▸ **Problem details**: Across all the lines below, how many contain the string "that"? Please reply with the number only.

▸ **Record excerpts**:
------------

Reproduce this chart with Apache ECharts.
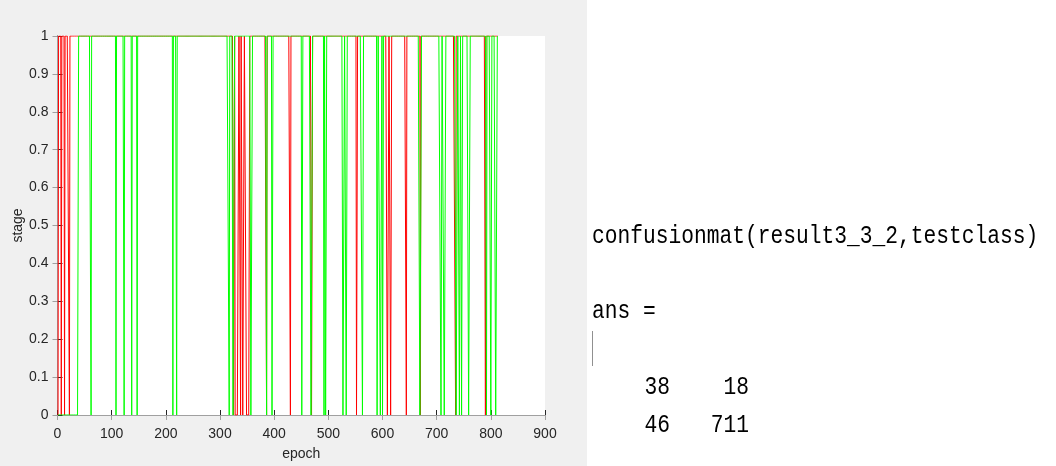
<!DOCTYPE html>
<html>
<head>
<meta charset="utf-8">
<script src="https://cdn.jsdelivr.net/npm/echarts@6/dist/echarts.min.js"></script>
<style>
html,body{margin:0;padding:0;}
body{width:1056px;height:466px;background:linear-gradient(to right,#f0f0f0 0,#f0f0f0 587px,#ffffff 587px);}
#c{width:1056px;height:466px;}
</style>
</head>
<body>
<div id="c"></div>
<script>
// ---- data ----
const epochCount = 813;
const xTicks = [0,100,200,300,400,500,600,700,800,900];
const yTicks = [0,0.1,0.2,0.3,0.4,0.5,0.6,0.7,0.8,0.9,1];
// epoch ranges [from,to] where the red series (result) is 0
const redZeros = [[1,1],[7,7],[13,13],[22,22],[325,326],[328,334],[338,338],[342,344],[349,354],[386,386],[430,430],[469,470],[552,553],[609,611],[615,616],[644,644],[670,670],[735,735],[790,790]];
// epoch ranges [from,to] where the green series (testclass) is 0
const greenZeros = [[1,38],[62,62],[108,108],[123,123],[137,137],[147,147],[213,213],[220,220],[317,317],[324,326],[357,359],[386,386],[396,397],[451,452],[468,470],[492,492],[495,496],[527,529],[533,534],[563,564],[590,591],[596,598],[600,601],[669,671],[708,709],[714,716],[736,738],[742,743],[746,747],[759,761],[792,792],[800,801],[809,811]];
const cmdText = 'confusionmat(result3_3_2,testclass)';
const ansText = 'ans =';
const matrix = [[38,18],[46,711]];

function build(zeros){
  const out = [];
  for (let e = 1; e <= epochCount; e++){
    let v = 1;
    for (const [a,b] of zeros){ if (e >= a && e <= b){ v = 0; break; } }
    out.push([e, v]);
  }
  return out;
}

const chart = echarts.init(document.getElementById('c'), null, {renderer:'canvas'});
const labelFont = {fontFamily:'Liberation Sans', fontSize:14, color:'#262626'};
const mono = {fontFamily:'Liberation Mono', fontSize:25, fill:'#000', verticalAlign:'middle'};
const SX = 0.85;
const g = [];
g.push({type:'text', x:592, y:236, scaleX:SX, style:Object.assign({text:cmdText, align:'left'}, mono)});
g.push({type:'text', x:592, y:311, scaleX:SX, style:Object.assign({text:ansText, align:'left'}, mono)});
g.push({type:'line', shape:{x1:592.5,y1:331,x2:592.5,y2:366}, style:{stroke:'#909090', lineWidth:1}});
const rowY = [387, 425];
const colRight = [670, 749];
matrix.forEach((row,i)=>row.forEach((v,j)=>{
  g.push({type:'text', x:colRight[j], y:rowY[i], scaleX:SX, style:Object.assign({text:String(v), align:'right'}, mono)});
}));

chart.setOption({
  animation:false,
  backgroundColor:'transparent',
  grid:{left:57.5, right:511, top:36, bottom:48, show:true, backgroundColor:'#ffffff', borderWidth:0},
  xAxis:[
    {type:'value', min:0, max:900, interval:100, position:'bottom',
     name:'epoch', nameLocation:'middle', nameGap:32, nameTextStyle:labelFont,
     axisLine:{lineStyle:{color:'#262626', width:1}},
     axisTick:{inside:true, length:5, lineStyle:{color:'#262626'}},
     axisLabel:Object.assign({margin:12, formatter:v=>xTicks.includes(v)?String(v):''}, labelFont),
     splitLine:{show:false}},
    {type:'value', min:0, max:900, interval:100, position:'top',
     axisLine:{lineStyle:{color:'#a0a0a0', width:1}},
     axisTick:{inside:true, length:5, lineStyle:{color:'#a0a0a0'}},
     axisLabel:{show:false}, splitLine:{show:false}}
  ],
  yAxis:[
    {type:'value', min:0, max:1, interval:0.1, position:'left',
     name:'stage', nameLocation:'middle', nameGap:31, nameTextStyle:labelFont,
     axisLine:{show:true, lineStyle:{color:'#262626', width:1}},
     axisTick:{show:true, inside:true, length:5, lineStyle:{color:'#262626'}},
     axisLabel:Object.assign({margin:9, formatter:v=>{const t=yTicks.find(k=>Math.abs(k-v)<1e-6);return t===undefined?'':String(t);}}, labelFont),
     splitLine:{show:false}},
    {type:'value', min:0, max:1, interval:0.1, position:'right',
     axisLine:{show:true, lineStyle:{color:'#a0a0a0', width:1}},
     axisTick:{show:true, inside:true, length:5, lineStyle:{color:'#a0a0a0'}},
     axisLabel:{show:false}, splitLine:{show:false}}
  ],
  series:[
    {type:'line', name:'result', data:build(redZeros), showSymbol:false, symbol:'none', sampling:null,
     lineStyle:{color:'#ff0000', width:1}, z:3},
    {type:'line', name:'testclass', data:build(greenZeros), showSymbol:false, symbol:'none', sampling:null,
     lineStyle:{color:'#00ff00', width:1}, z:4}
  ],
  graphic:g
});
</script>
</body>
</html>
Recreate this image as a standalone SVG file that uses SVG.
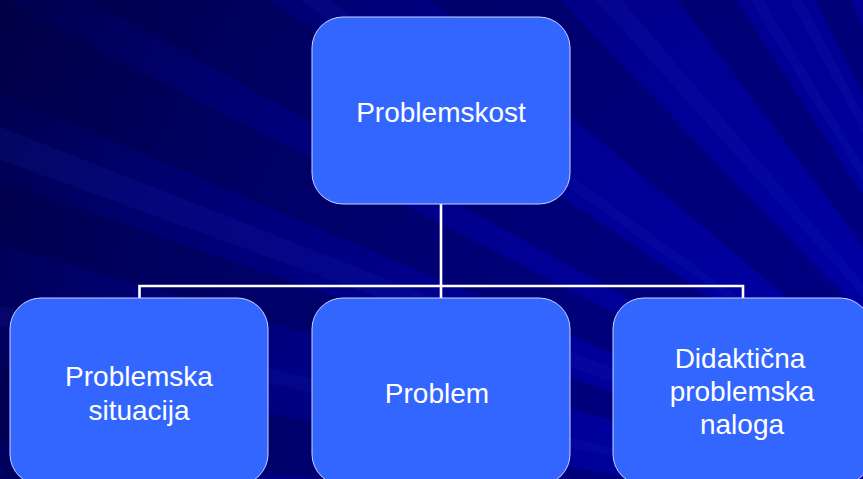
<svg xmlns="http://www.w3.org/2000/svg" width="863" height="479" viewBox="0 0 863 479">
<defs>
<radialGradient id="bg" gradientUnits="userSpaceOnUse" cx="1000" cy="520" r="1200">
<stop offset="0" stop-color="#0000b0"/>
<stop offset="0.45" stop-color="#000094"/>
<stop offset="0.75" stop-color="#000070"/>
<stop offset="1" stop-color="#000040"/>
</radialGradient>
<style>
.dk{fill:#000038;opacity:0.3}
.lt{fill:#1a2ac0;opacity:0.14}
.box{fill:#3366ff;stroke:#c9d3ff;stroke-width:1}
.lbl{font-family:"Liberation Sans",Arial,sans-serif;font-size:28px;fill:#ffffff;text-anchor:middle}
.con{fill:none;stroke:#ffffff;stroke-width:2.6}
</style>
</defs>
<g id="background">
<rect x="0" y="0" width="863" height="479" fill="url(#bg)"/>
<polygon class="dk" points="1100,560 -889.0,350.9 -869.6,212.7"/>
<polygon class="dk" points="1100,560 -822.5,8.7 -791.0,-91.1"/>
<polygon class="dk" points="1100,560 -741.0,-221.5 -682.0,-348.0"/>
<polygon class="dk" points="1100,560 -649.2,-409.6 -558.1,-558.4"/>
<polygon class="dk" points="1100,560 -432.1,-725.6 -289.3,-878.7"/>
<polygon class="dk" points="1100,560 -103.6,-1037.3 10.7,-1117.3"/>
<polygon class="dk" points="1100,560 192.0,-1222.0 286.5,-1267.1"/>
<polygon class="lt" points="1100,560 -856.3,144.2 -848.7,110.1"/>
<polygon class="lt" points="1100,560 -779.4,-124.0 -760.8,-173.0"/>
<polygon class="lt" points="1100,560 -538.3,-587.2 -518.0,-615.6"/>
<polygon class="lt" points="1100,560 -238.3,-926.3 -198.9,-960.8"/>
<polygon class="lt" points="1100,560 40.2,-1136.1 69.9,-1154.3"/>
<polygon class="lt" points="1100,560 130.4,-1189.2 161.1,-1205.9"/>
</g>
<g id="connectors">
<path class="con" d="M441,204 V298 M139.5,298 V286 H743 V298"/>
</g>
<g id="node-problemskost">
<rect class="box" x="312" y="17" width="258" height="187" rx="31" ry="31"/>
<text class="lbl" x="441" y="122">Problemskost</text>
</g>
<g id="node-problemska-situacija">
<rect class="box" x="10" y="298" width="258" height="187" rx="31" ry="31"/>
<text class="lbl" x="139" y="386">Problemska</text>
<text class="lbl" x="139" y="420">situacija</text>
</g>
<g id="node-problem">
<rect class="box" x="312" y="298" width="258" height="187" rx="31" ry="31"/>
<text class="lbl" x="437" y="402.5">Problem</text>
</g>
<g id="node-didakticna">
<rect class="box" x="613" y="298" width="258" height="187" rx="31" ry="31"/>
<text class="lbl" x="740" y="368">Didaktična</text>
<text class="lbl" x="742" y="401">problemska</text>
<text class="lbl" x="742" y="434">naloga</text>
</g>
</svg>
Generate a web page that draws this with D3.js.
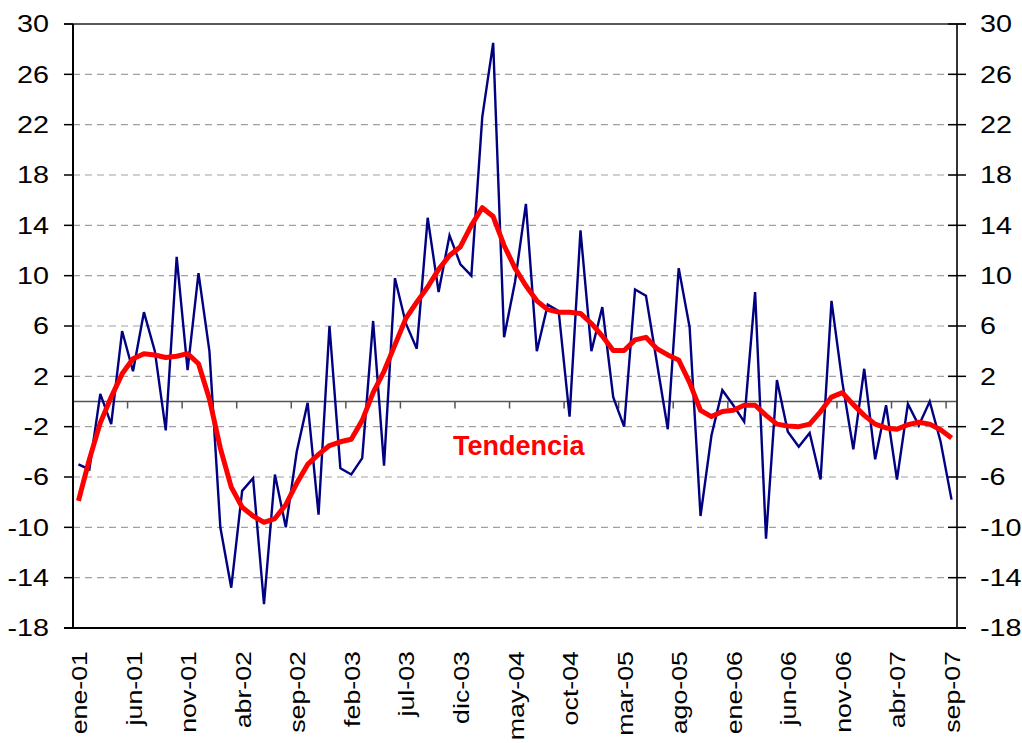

------------

▸ **Reply**: 2